» **DATA PROVIDED**:
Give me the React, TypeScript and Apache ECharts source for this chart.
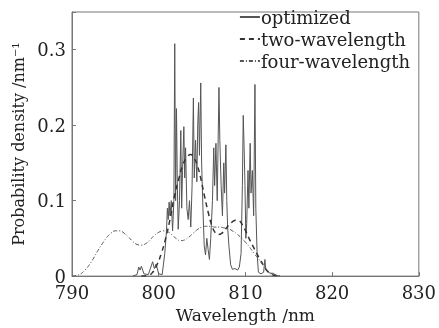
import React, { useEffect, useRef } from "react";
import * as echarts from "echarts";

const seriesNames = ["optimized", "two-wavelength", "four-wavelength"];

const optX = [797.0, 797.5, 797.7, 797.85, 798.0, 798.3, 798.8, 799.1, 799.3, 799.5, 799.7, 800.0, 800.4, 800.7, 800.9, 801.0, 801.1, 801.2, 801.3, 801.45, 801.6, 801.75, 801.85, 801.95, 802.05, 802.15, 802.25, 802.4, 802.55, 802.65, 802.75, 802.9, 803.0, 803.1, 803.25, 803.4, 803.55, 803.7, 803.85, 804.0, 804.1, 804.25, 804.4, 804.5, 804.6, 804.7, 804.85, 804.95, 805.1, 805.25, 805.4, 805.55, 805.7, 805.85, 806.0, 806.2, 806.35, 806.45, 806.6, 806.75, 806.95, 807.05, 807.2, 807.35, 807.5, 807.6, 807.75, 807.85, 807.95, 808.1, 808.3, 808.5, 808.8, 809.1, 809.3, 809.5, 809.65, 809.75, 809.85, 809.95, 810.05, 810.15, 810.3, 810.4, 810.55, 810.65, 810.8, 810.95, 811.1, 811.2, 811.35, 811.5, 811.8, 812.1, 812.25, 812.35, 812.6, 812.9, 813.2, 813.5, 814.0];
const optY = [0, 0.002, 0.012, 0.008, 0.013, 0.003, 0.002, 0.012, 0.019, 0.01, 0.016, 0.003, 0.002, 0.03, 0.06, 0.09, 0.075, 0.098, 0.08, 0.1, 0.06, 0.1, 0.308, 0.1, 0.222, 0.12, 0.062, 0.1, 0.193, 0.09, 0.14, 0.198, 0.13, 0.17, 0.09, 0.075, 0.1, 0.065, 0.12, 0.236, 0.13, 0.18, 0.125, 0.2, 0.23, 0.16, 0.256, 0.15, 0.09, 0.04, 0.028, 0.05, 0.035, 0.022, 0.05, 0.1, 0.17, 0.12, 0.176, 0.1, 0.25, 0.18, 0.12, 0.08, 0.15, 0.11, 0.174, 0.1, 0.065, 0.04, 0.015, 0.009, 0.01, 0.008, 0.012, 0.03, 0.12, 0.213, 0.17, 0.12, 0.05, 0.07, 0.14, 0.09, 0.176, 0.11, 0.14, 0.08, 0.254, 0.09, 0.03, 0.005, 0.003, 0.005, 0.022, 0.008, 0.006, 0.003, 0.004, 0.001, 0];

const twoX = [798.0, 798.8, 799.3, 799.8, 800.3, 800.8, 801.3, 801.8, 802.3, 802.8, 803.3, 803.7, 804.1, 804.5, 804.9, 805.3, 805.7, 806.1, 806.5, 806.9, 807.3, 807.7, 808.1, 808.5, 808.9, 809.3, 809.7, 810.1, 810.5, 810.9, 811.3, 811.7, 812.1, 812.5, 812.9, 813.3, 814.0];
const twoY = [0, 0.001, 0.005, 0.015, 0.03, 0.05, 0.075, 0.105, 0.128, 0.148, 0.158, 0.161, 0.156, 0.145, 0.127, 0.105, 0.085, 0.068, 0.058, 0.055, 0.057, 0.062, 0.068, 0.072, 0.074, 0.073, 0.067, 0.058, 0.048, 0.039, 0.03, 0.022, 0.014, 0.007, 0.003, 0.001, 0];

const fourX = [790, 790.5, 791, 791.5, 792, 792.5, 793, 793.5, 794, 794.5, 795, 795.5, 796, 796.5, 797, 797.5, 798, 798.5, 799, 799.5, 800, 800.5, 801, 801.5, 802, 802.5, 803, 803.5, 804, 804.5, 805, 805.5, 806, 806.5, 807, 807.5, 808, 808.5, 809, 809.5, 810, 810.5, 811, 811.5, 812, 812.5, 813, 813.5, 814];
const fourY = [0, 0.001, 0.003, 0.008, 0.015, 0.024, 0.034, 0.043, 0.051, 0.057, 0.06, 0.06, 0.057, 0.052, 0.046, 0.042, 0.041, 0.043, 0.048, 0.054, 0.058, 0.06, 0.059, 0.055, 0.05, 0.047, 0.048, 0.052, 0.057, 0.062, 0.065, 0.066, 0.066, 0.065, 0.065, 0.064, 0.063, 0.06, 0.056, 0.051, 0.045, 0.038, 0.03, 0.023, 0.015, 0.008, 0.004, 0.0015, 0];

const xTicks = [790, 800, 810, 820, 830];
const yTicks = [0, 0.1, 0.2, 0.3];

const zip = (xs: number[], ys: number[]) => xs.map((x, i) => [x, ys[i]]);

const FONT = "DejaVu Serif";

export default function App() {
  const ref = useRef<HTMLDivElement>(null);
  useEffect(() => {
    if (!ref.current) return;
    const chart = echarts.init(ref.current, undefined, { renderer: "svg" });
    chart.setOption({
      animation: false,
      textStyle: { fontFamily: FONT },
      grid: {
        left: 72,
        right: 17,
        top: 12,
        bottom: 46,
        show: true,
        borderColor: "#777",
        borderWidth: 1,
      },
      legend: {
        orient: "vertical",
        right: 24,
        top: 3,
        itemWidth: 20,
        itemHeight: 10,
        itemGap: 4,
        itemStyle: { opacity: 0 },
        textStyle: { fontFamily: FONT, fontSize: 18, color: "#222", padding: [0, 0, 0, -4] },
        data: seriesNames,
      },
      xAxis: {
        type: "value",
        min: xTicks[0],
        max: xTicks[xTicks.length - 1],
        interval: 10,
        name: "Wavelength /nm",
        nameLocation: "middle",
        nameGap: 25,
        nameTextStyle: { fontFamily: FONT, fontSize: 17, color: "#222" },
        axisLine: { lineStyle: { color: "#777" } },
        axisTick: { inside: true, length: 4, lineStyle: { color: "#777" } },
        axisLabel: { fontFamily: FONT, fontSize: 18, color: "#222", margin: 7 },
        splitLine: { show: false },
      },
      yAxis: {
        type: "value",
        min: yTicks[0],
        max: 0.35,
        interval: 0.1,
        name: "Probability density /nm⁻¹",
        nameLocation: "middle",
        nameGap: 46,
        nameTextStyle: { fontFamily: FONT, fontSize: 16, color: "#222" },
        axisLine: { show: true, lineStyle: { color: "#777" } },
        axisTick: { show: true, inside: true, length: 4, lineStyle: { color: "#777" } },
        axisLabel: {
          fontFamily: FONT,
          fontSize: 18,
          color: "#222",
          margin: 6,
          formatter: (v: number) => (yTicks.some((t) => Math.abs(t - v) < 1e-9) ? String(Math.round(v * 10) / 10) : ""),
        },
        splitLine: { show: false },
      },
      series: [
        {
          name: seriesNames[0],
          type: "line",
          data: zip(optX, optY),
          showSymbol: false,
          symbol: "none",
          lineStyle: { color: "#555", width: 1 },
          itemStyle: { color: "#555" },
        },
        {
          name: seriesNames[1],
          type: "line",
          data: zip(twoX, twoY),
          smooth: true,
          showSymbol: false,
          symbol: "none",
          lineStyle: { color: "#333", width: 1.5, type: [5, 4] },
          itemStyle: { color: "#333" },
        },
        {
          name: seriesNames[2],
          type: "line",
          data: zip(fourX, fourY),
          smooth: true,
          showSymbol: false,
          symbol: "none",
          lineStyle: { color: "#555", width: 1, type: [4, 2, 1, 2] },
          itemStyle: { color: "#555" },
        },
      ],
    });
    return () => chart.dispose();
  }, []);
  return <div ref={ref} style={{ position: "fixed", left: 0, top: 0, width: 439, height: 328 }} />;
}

» **PROBLEM TO SOLVE**:
Skip the pictures, please, and transcribe only the lines from the beginning of the material through the one that contains "0.003, 0.001, 0];".

» **ANSWER IN FULL**:
Give me the React, TypeScript and Apache ECharts source for this chart.
import React, { useEffect, useRef } from "react";
import * as echarts from "echarts";

const seriesNames = ["optimized", "two-wavelength", "four-wavelength"];

const optX = [797.0, 797.5, 797.7, 797.85, 798.0, 798.3, 798.8, 799.1, 799.3, 799.5, 799.7, 800.0, 800.4, 800.7, 800.9, 801.0, 801.1, 801.2, 801.3, 801.45, 801.6, 801.75, 801.85, 801.95, 802.05, 802.15, 802.25, 802.4, 802.55, 802.65, 802.75, 802.9, 803.0, 803.1, 803.25, 803.4, 803.55, 803.7, 803.85, 804.0, 804.1, 804.25, 804.4, 804.5, 804.6, 804.7, 804.85, 804.95, 805.1, 805.25, 805.4, 805.55, 805.7, 805.85, 806.0, 806.2, 806.35, 806.45, 806.6, 806.75, 806.95, 807.05, 807.2, 807.35, 807.5, 807.6, 807.75, 807.85, 807.95, 808.1, 808.3, 808.5, 808.8, 809.1, 809.3, 809.5, 809.65, 809.75, 809.85, 809.95, 810.05, 810.15, 810.3, 810.4, 810.55, 810.65, 810.8, 810.95, 811.1, 811.2, 811.35, 811.5, 811.8, 812.1, 812.25, 812.35, 812.6, 812.9, 813.2, 813.5, 814.0];
const optY = [0, 0.002, 0.012, 0.008, 0.013, 0.003, 0.002, 0.012, 0.019, 0.01, 0.016, 0.003, 0.002, 0.03, 0.06, 0.09, 0.075, 0.098, 0.08, 0.1, 0.06, 0.1, 0.308, 0.1, 0.222, 0.12, 0.062, 0.1, 0.193, 0.09, 0.14, 0.198, 0.13, 0.17, 0.09, 0.075, 0.1, 0.065, 0.12, 0.236, 0.13, 0.18, 0.125, 0.2, 0.23, 0.16, 0.256, 0.15, 0.09, 0.04, 0.028, 0.05, 0.035, 0.022, 0.05, 0.1, 0.17, 0.12, 0.176, 0.1, 0.25, 0.18, 0.12, 0.08, 0.15, 0.11, 0.174, 0.1, 0.065, 0.04, 0.015, 0.009, 0.01, 0.008, 0.012, 0.03, 0.12, 0.213, 0.17, 0.12, 0.05, 0.07, 0.14, 0.09, 0.176, 0.11, 0.14, 0.08, 0.254, 0.09, 0.03, 0.005, 0.003, 0.005, 0.022, 0.008, 0.006, 0.003, 0.004, 0.001, 0];

const twoX = [798.0, 798.8, 799.3, 799.8, 800.3, 800.8, 801.3, 801.8, 802.3, 802.8, 803.3, 803.7, 804.1, 804.5, 804.9, 805.3, 805.7, 806.1, 806.5, 806.9, 807.3, 807.7, 808.1, 808.5, 808.9, 809.3, 809.7, 810.1, 810.5, 810.9, 811.3, 811.7, 812.1, 812.5, 812.9, 813.3, 814.0];
const twoY = [0, 0.001, 0.005, 0.015, 0.03, 0.05, 0.075, 0.105, 0.128, 0.148, 0.158, 0.161, 0.156, 0.145, 0.127, 0.105, 0.085, 0.068, 0.058, 0.055, 0.057, 0.062, 0.068, 0.072, 0.074, 0.073, 0.067, 0.058, 0.048, 0.039, 0.03, 0.022, 0.014, 0.007, 0.003, 0.001, 0];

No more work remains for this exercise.